- _Recorded information_
════════

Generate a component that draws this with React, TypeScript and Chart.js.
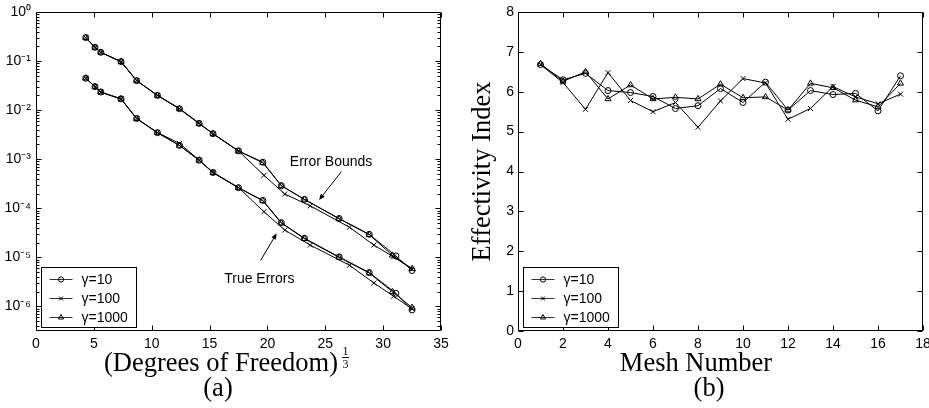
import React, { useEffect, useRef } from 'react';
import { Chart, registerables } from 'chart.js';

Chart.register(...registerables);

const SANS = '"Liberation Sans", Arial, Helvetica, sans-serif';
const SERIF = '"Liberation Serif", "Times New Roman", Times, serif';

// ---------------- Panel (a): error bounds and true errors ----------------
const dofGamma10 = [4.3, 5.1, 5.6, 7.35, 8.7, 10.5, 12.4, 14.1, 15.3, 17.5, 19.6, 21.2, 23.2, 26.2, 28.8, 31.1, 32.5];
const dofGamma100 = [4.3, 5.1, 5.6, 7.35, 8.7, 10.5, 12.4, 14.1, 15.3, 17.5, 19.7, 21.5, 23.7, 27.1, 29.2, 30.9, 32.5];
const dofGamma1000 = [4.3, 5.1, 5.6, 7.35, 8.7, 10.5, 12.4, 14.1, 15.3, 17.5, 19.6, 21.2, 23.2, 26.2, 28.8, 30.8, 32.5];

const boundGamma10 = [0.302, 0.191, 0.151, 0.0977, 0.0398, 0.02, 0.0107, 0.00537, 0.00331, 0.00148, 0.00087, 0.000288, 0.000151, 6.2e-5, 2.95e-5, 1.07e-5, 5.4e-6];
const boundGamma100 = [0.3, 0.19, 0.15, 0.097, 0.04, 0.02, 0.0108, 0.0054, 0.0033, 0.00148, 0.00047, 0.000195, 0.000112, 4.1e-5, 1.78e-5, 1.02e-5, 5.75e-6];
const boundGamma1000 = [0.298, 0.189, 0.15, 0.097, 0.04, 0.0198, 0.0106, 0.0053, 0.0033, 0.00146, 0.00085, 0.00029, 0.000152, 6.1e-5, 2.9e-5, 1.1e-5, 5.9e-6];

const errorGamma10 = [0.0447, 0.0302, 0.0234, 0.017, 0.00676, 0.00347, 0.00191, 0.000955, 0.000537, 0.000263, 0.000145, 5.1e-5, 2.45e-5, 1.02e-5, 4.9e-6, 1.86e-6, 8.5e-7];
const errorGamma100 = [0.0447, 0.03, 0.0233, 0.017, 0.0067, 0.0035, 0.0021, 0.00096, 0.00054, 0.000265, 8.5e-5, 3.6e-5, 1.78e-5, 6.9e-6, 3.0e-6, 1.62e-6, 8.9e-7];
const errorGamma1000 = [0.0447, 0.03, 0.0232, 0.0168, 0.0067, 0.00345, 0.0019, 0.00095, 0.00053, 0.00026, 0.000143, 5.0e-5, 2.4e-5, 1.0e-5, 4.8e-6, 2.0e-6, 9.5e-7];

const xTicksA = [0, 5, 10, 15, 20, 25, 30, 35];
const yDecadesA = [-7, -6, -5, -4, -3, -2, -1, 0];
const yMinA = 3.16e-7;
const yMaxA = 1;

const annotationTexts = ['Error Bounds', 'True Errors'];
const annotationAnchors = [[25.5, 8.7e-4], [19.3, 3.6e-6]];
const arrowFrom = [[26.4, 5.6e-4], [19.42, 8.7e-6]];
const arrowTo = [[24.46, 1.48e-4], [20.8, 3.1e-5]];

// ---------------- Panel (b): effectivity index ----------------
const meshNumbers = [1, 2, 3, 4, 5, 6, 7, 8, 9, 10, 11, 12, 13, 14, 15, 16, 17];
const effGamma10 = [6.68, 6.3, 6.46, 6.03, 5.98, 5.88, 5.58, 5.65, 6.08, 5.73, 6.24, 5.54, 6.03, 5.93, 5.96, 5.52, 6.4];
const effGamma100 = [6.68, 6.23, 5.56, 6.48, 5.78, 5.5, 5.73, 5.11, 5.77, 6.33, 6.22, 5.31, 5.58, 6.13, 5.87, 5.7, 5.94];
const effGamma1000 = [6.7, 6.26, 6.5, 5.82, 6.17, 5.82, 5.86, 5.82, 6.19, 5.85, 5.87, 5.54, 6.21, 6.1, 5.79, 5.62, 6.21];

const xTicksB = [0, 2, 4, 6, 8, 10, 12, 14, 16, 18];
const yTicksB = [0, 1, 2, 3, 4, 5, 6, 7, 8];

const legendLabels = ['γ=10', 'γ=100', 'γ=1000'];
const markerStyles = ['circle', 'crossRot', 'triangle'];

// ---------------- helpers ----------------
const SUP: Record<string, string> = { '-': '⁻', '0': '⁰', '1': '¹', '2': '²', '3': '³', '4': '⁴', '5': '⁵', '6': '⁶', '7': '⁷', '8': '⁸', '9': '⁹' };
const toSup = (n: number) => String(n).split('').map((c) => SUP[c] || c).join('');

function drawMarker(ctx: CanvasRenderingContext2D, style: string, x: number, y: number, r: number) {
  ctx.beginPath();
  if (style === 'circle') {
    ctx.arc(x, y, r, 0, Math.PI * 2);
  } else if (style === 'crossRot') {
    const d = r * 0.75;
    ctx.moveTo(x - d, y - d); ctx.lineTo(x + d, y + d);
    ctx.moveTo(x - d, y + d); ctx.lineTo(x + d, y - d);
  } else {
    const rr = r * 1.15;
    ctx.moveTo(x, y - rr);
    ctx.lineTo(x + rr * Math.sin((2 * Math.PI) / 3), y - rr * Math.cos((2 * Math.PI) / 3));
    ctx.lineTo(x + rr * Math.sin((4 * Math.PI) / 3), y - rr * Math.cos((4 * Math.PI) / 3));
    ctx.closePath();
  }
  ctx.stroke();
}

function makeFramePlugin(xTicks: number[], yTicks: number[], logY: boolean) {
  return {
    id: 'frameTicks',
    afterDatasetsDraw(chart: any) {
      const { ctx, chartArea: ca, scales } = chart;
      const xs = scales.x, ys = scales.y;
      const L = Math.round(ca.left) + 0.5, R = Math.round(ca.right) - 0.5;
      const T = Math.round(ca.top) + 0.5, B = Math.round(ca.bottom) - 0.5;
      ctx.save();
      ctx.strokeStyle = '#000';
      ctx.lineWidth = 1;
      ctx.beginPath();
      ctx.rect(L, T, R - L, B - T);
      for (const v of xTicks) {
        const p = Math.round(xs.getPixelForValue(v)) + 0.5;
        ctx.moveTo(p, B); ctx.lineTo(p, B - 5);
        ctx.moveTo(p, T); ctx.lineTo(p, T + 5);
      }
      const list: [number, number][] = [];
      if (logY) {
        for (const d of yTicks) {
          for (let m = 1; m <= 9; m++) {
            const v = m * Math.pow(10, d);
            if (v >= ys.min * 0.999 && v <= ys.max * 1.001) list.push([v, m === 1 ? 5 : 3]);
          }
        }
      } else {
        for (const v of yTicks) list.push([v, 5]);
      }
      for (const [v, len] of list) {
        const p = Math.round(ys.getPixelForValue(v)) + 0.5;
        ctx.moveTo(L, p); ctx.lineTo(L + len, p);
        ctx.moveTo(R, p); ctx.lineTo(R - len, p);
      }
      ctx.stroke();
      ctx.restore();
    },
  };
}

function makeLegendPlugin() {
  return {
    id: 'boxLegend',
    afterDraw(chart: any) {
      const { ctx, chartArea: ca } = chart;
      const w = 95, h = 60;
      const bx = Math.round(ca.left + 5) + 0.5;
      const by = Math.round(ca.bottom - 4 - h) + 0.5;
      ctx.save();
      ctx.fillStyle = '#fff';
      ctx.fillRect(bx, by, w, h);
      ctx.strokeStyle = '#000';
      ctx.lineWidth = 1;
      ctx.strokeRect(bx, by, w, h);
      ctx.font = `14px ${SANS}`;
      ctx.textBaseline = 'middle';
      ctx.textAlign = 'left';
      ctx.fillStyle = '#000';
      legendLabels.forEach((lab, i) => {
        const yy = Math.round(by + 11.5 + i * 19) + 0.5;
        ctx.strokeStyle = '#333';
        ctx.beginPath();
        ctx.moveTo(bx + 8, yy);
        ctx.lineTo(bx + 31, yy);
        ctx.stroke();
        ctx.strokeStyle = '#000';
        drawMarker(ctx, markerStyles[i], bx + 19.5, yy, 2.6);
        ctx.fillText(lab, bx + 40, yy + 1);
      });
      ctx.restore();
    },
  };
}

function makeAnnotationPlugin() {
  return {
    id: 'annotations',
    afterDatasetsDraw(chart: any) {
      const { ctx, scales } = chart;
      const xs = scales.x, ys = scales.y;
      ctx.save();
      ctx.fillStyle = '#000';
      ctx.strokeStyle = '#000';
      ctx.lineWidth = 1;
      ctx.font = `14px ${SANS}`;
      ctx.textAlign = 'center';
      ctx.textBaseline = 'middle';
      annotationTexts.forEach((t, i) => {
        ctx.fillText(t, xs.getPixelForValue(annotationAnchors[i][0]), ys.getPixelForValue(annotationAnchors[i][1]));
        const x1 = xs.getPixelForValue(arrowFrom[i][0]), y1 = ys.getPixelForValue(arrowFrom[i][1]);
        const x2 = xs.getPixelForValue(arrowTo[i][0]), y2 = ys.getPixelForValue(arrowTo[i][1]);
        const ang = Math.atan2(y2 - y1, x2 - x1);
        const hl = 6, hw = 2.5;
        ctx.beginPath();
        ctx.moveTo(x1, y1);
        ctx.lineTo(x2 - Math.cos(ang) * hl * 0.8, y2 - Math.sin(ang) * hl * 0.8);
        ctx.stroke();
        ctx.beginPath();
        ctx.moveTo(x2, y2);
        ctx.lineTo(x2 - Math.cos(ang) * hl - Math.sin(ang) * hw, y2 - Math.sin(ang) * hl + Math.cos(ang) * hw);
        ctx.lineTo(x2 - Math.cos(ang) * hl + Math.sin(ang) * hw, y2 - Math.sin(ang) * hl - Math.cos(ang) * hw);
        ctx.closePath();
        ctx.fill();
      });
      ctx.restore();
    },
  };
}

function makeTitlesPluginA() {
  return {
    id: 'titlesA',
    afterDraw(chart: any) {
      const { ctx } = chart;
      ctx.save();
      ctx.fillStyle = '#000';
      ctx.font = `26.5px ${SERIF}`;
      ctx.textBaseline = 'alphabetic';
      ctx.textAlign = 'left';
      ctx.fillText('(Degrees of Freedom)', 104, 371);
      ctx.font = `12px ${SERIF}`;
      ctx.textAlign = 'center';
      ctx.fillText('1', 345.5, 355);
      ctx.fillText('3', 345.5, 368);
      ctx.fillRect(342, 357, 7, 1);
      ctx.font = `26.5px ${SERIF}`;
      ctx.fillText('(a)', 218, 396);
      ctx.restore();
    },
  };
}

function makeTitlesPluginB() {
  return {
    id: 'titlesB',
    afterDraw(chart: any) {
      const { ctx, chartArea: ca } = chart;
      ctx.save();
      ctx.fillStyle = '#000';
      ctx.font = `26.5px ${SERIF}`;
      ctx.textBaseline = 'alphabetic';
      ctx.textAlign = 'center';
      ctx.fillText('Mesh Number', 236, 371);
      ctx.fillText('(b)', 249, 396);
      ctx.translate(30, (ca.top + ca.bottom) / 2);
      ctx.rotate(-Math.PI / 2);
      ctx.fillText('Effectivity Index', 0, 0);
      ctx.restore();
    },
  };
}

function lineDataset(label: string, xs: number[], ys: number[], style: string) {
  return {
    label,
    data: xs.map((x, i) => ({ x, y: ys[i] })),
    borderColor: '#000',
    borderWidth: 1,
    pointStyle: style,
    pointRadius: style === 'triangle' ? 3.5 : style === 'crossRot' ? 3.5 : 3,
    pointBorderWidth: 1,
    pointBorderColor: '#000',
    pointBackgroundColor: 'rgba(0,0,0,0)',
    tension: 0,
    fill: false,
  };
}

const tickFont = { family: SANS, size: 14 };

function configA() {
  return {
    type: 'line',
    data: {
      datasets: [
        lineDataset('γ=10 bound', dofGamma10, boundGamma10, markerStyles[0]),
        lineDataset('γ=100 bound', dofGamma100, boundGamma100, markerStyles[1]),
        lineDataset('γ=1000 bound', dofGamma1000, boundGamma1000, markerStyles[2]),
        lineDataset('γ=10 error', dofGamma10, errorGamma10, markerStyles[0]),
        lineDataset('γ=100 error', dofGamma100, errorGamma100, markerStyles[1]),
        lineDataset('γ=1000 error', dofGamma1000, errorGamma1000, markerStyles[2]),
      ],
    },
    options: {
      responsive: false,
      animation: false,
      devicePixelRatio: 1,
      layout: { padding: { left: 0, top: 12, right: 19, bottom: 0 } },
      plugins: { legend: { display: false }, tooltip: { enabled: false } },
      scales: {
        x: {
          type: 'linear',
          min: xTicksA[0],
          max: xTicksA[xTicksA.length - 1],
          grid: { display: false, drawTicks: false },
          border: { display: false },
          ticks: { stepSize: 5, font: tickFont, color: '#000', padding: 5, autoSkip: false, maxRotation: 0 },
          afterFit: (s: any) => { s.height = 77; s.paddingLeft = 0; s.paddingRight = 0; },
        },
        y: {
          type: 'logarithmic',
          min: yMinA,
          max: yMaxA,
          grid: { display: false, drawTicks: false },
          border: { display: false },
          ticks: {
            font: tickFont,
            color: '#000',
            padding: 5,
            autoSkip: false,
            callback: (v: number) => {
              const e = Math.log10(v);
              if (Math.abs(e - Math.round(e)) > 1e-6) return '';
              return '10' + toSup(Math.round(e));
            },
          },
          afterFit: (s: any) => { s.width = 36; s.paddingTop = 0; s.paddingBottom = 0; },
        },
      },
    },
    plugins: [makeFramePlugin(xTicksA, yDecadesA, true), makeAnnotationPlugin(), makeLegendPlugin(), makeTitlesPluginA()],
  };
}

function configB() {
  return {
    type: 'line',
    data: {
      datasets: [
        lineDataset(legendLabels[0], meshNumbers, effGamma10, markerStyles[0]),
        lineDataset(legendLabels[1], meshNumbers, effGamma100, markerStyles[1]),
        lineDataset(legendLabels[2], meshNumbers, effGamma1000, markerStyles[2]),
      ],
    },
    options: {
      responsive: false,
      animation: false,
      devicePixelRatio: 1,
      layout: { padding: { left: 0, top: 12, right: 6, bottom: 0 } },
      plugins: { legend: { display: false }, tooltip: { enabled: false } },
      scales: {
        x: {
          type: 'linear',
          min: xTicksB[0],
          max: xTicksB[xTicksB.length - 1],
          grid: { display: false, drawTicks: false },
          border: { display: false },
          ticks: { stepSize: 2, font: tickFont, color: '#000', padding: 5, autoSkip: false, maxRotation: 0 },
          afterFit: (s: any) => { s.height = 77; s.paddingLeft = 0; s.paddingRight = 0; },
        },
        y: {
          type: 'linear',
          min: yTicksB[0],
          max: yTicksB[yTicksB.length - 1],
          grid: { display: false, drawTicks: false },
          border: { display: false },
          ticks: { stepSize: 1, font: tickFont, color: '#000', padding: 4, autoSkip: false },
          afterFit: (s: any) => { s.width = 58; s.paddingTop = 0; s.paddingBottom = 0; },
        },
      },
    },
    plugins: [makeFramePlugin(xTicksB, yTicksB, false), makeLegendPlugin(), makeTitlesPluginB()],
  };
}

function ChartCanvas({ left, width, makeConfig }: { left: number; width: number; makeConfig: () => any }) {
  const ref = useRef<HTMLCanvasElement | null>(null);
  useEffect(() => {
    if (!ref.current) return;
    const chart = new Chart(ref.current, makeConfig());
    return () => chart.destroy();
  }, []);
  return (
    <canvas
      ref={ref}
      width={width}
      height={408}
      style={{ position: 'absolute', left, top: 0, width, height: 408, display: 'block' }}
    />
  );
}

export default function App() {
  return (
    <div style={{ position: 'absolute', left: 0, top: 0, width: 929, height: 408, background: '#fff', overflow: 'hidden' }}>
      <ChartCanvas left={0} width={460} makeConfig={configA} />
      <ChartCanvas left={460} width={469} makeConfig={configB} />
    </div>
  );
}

════════

- _Written exercise_
Restate exactly, please, only the lines between the start of the data and the line containing "28.8, 30.8, 32.5];", both ends included, skipping the pictures.

- _Expected output_
Generate a component that draws this with React, TypeScript and Chart.js.
import React, { useEffect, useRef } from 'react';
import { Chart, registerables } from 'chart.js';

Chart.register(...registerables);

const SANS = '"Liberation Sans", Arial, Helvetica, sans-serif';
const SERIF = '"Liberation Serif", "Times New Roman", Times, serif';

// ---------------- Panel (a): error bounds and true errors ----------------
const dofGamma10 = [4.3, 5.1, 5.6, 7.35, 8.7, 10.5, 12.4, 14.1, 15.3, 17.5, 19.6, 21.2, 23.2, 26.2, 28.8, 31.1, 32.5];
const dofGamma100 = [4.3, 5.1, 5.6, 7.35, 8.7, 10.5, 12.4, 14.1, 15.3, 17.5, 19.7, 21.5, 23.7, 27.1, 29.2, 30.9, 32.5];
const dofGamma1000 = [4.3, 5.1, 5.6, 7.35, 8.7, 10.5, 12.4, 14.1, 15.3, 17.5, 19.6, 21.2, 23.2, 26.2, 28.8, 30.8, 32.5];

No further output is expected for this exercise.